Ben & Jerry's came to the long overdue realization this year with their flavor Milk & Cookies that cookies can exist in ice cream fully-cooked, not simply its larval form. Cookie dough, while a good flavor in and out of ice cream, is cooked for a reason. Ben & Jerry's have done it once again with Snickerdoodle, mixing in the cinnamon sugar cookies with the cutesy-wootsy name in a buttery cinnamon and sweet cream ice cream. The flavor is only available for a Limited Time, so try it now if you can shop at places that aren't Jewel.

Saturday, December 4, 2010

Somewhere David Lynch is smiling.

I knew I was in for a long night when the opening band didn’t start until after the hour headliners usually wrap it up. My best friend’s band had scored their biggest gig yet opening for Arcade Fire. I’d never been to the venue before and being that it was too small for a group like Arcade Fire—a sort of snubbed nose gymnasium with retractable wooden stadium seating and a balcony, but too small for a basketball court—gobs of people were everywhere. Magically, though, an area seemed to clear everywhere I went, even when I was pogoing on the center floor to James’ music in the brightly lit auditorium. It was then I noticed that a singer for his now sizable back-up band, which previously had fluctuated from two to three and back again, was another friend, John Thomas. Pretty strange since they live on opposite coasts; I hadn’t even been aware that he and James stayed in touch. But there he was, contributing to every song of the set, which other than the opener was entirely new material that focused on the full band sound.

It wasn’t until the after party that I came face to face with John.
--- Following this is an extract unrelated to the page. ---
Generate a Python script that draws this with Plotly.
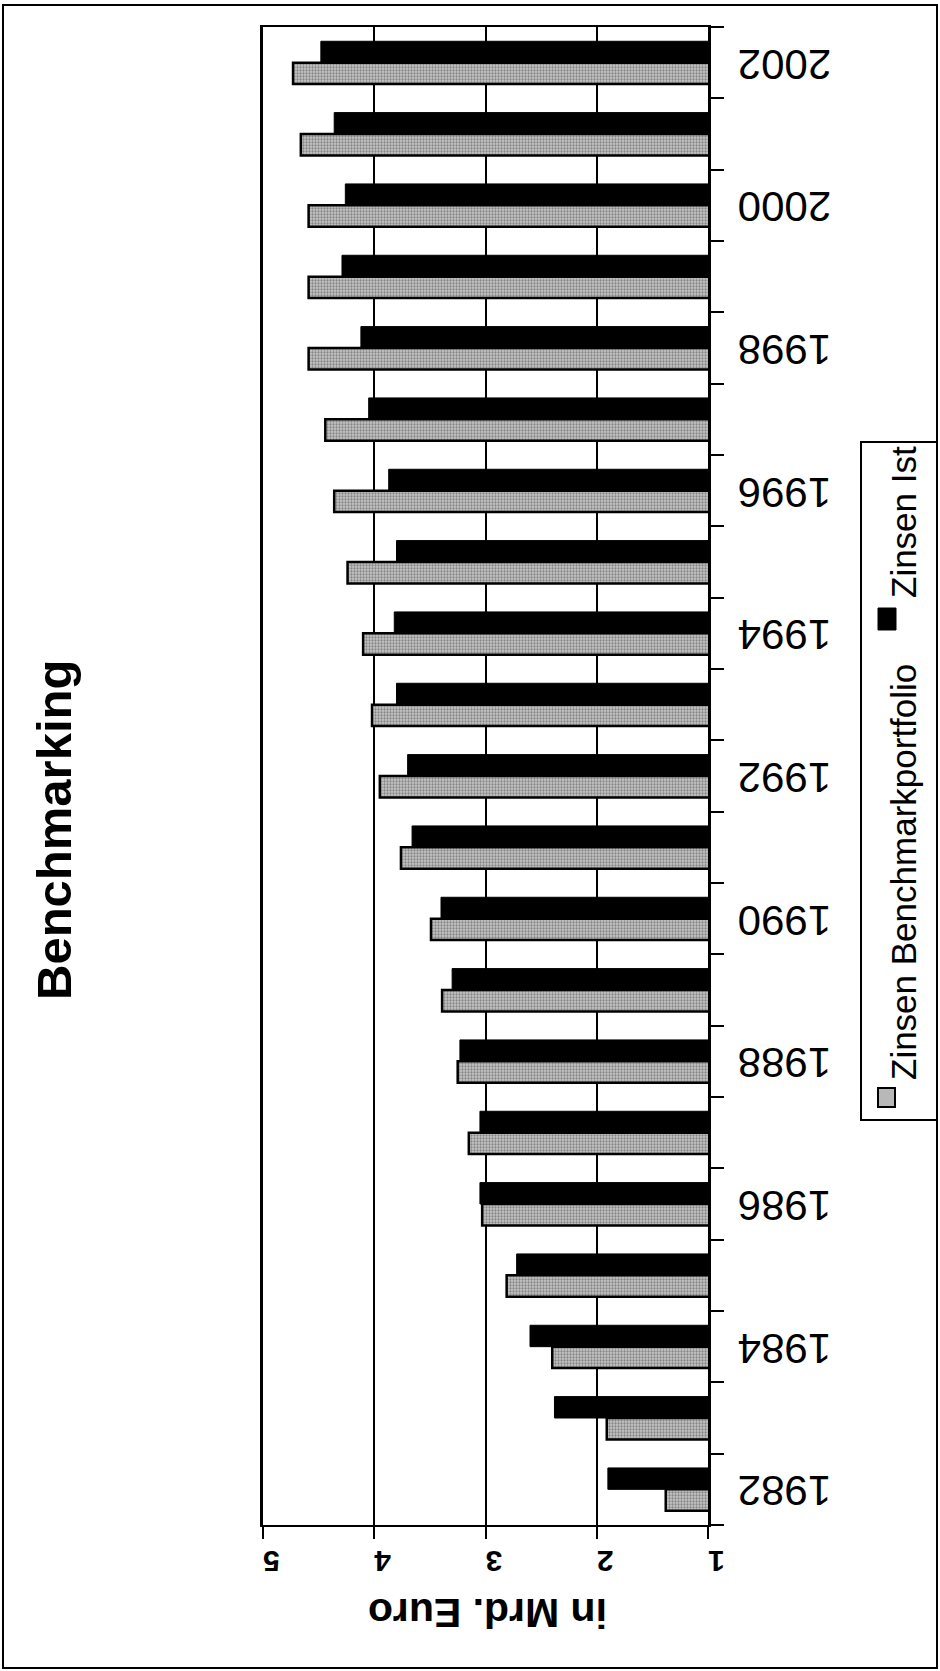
import plotly.graph_objects as go

# Interest cost per year, in billions of euro
years = list(range(1982, 2003))
zinsen_benchmark = [1.38, 1.91, 2.40, 2.81, 3.03, 3.15, 3.25, 3.39, 3.49, 3.76, 3.95,
                    4.02, 4.10, 4.24, 4.36, 4.44, 4.59, 4.59, 4.59, 4.66, 4.73]
zinsen_ist = [1.90, 2.38, 2.60, 2.72, 3.05, 3.05, 3.23, 3.30, 3.40, 3.66, 3.70,
              3.80, 3.82, 3.80, 3.87, 4.05, 4.12, 4.29, 4.26, 4.36, 4.48]
value_ticks = [1, 2, 3, 4, 5]
year_labels = [str(y) for y in range(1982, 2003, 2)]
boundaries = [y - 0.5 for y in range(1982, 2004)]

W, H = 940, 1671
L, R, T, B = 263, 708, 27, 1525  # plot area in pixels


def px(x):
    return (x - L) / (R - L)


def py(y):
    return (B - y) / (B - T)


FONT = "Arial, Liberation Sans, sans-serif"

fig = go.Figure()
fig.add_trace(go.Bar(
    name="Zinsen Benchmarkportfolio",
    x=zinsen_benchmark, y=years, orientation="h",
    marker=dict(color="#bcbcbc",
                line=dict(color="black", width=2.5),
                pattern=dict(shape=".", fgcolor="#444444", bgcolor="#c6c6c6",
                             size=3, solidity=0.45)),
))
fig.add_trace(go.Bar(
    name="Zinsen Ist",
    x=zinsen_ist, y=years, orientation="h",
    marker=dict(color="black", line=dict(color="black", width=1)),
))

fig.update_layout(
    width=W, height=H,
    margin=dict(l=L, r=W - R, t=T, b=H - B),
    paper_bgcolor="white", plot_bgcolor="white",
    barmode="group", bargap=0.4, bargroupgap=0,
    showlegend=False,
    font=dict(family=FONT, color="black"),
)

fig.update_xaxes(
    range=[5, 1], tickvals=value_ticks, ticktext=[str(v) for v in value_ticks],
    tickangle=180, tickfont=dict(size=30, family=FONT, weight="bold"),
    ticks="outside", ticklen=12, tickwidth=2, tickcolor="black",
    showgrid=True, gridcolor="black", gridwidth=1.5,
    showline=True, linecolor="black", linewidth=2, mirror=True,
    zeroline=False, ticklabelstandoff=6,
)
# upside-down year labels sit a little below each label's category centre
# once rotated, so the label anchors are nudged to compensate
label_shift = 0.2
fig.update_yaxes(
    range=[1981.5, 2002.5], side="right",
    tickvals=[int(t) - label_shift for t in year_labels], ticktext=year_labels,
    tickangle=180, tickfont=dict(size=42, family=FONT),
    ticks="", showgrid=False, zeroline=False,
    showline=True, linecolor="black", linewidth=2.5, mirror=True,
    minor=dict(tickvals=boundaries, ticks="outside", ticklen=13,
               tickwidth=2, tickcolor="black", showgrid=False),
    ticklabelstandoff=112,
)

common = dict(xref="paper", yref="paper", xanchor="center", yanchor="middle", showarrow=False)
annotations = [
    dict(text="<b>Benchmarking</b>", x=px(54), y=py(830), textangle=-90,
         font=dict(size=49, family=FONT), **common),
    dict(text="<b>in Mrd. Euro</b>", x=px(488), y=py(1613), textangle=180,
         font=dict(size=41, family=FONT), **common),
    dict(text="Zinsen Benchmarkportfolio", x=px(903), y=py(872), textangle=-90,
         font=dict(size=35, family=FONT), **common),
    dict(text="Zinsen Ist", x=px(903), y=py(522), textangle=-90,
         font=dict(size=35, family=FONT), **common),
]
fig.update_layout(annotations=annotations)

shapes = [
    # outer frame
    dict(type="rect", xref="paper", yref="paper", x0=px(3), x1=px(937), y0=py(1668), y1=py(5),
         line=dict(color="black", width=2)),
    # legend box
    dict(type="rect", xref="paper", yref="paper", x0=px(861), x1=px(937), y0=py(1120), y1=py(442),
         line=dict(color="black", width=2)),
    # legend swatches
    dict(type="rect", xref="paper", yref="paper", x0=px(878), x1=px(895), y0=py(1107), y1=py(1088),
         fillcolor="#b8b8b8", line=dict(color="black", width=2)),
    dict(type="rect", xref="paper", yref="paper", x0=px(878), x1=px(896), y0=py(630), y1=py(608),
         fillcolor="black", line=dict(color="black", width=1)),
]
fig.update_layout(shapes=shapes)

fig.write_html("out.html")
We were two quiet moths in a swarm of loud partiers when John took a seat across from me and I noticed that he looked like an amalgamation of his younger selves, like a 90-pound weakling college freshman with an 8th grade haircut. I called his name across the modest dining table, but the words must have flown out the darkened window before they could make it to his ear. My facial expressions insisted on eye contact until he confusingly responded to my persistent calls of his name. He said he wasn’t John. I got mad.

These are just early glimpses of one of my rare all-nighters. I made appearances at numerous parties crowded with people, who strangely were all younger than me. It ended serenely at the purple hour of dawn where, taking in the stillness of the moment, I stood outside a crab shack with budding feelings of new love—someone I knew from high school drama club with whom I had recently reconnected on Facebook (though admittedly she’d never crossed my mind between friending her and running into each other that night, just as she’d never crossed my mind between curtain call senior year and seeing her name in my Friend Requests). We stood on a thin strip of land between two bodies of water—specifically an isthmus, though I didn’t know this at the time—marveling that we now occupied the space between day and night: one direction showed the clear horizon changing color, while the cloud covered sky overhead only got darker until far away in the other direction, somewhere, it was still midnight.

But my Glass family ramblings haven’t just gotten me off-topic, it has missed the focus completely. Somewhere between confronting John Thomas’ doppelganger and the purple dawn I stopped in at an all-night backroad ice cream shoppe. I asked the owner what flavors he still had in stock. He named a litany of old standards, but one stood out as strange. “Douglas Fir?” “Douglas Fir.”

The Pacific Northwest is full of weird places, but they are far surpassed by the dream world. I mean, as far as dessert goes, how do you figure choosing conifer trees over deciduous?